Disability is, among many others, a sensitive issue in Vietnam. The country has one of the world’s highest rates of disable per capita [8], which means that nearly 15% of the Vietnamese population suffers from at least one kind of disability. A simple outing in Vietnamese cities and villages demonstrates that the expression accessibility, unfortunately, is not much more than a flatus vocis, i.e., a mere abstraction – or, as the nominalist philosophers would say, a name that lacks any individual and objective reality to correspond to. Nonetheless, progress has been made in recent years, as testified by the partnership between the Vietnamese Government and institutions like UNICEF, USAID (United States Agency for International Development) and ILO (International Labour Organisation). Mention must also be made of the Vietnamese institution called Hòa Nhập (“Reaching Out”), established in the historical city of Hoi An in year 2000, with the purpose of opening professional doors and windows for the disabled of Vietnam, thus providing them a better quality of life.
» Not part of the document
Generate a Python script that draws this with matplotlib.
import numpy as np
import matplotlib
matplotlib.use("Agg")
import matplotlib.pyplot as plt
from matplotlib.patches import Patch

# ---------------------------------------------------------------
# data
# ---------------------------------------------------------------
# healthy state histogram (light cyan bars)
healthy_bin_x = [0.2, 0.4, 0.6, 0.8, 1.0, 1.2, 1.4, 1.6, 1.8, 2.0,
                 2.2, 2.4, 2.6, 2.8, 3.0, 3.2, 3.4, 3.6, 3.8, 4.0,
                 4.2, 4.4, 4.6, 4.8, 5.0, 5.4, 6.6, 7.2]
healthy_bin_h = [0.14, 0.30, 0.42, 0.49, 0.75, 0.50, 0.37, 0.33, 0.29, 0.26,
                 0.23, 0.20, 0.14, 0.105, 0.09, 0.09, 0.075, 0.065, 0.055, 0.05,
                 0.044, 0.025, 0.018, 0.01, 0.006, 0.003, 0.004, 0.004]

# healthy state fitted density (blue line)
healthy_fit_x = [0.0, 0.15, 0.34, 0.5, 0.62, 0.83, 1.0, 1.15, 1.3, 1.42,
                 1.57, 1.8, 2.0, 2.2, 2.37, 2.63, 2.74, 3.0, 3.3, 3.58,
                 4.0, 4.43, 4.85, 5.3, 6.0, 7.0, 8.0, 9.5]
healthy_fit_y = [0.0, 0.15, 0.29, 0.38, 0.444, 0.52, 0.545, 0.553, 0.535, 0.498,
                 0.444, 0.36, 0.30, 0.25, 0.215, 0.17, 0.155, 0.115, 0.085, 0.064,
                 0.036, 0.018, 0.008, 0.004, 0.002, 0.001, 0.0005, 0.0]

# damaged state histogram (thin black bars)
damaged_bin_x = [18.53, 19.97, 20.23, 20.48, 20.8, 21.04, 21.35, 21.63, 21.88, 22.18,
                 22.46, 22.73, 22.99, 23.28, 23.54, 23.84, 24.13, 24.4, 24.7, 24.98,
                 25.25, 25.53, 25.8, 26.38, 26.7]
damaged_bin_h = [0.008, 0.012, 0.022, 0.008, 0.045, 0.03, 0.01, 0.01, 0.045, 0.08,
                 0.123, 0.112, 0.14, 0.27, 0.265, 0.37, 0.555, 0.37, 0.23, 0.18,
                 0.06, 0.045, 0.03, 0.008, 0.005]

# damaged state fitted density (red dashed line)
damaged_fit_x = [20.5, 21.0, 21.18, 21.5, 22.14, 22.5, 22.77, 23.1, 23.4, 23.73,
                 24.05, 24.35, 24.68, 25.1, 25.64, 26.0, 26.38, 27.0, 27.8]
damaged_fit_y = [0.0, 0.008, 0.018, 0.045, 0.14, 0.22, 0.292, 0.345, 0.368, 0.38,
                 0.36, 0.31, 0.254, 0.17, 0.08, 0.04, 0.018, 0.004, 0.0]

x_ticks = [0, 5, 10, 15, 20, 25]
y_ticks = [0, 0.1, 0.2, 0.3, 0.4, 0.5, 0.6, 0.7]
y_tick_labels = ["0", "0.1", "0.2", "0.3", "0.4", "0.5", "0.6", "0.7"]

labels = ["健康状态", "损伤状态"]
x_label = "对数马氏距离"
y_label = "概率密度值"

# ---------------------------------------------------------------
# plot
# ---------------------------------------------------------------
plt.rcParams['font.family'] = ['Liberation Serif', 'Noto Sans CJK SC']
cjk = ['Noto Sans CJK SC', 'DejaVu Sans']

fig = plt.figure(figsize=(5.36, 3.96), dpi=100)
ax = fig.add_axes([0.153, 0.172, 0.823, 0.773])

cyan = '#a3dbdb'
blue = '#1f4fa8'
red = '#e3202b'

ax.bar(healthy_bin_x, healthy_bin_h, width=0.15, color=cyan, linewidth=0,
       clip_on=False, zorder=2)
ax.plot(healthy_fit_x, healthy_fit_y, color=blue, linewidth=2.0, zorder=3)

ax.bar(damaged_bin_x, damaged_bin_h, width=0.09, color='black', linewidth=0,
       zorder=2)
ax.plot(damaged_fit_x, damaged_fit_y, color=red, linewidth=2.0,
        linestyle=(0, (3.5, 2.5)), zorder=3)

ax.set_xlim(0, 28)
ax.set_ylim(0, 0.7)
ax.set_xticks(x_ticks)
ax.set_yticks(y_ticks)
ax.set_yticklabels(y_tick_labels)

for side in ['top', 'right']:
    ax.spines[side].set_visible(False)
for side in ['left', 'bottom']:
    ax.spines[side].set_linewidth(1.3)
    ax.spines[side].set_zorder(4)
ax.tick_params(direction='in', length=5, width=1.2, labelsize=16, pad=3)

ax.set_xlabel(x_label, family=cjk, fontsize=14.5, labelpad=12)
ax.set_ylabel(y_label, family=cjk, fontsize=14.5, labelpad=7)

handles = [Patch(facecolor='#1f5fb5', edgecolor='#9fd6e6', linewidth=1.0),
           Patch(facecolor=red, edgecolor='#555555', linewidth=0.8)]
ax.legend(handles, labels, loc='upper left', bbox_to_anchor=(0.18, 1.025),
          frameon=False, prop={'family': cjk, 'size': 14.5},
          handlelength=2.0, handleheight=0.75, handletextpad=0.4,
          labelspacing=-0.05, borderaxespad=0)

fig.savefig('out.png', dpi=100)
In their own words, “Reaching Out (Hòa Nhập) was established in 2000 with the vision of providing opportunities for disable people to learn skills and gain meaningful employment so that they are able to integrate fully with their communities and lead independent and fulfilling lives. Over the years, our social enterprise, Reaching Out, has grown to a multi-location group of businesses where people of different abilities can showcase their unique talents in an array of exquisitely crafted goods and gracious services. Driven by strong core values and a commitment to quality and integrity, more than 70 employees, both able bodied and disable, now comprise a strong team who, together, have created this world-renowned enterprise” [9].